Following this scanning approach, Janicki metrology engineers are able to accurately measure the large-scale fuselage surface, without requiring photogrammetry dots, SMRs, probes or other remote devices. Compared to laser tracker equipment, where one person operates the tracker and the other one holds the device, the Metris Laser Radar system can be operated by a single person. This eliminates a second operator, who would otherwise need to physically access the many measurement locations on the concave surfaces of the fuselage structure. “Overall, when considering non-contact laser scanning in automatic mode, we succeeded in increasing geometry verification productivity by a factor of 5,” stated Michael Batchelor. “At the same time, the accuracy of the laser radar meets or exceeds our customers’ precision requirements. Besides high accuracy, the laser radar guarantees high measurement repeatability, which allows us to confidently perform direct point-to-point measurements.”

Large-scale accuracy is a real challenge, especially since Janicki becomes increasingly involved in tooling projects for very large composite parts. Over the years, the company’s growing internal metrology group gained top metrology expertise and has innovate measurement equipment in house, including the three laser radar systems from Metris. The combination of specialized metrology expertise and market leading equipment speed up geometry verification to help meet tighter tooling project deadlines, and offers great opportunity to explore new business through metrology outsourcing projects.

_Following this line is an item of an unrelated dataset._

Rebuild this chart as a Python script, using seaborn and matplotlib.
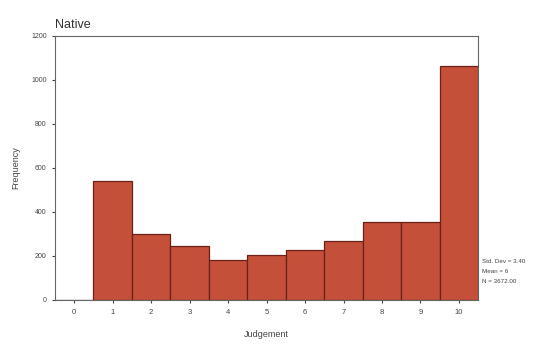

Originally, Janicki focused on developing CNC milling machines that convert CAD files into plugs, patterns, molds and prototypes parts for large items. As an innovation company that systematically searches for new emerging technologies, Janicki recognizes the potential of utilizing Metris Laser Radar as part of large gantry mounted drilling machines. In this case, the laser radar would provide independent adaptive positioning control of the drilling head, which in itself would drastically reduce the cost of the positioning overhead of these massive machines. The enabling metrology technology of the Metris Laser Radar would enable Janicki to design and build cost effective automated milling equipment to accommodate even larger composite parts to produce.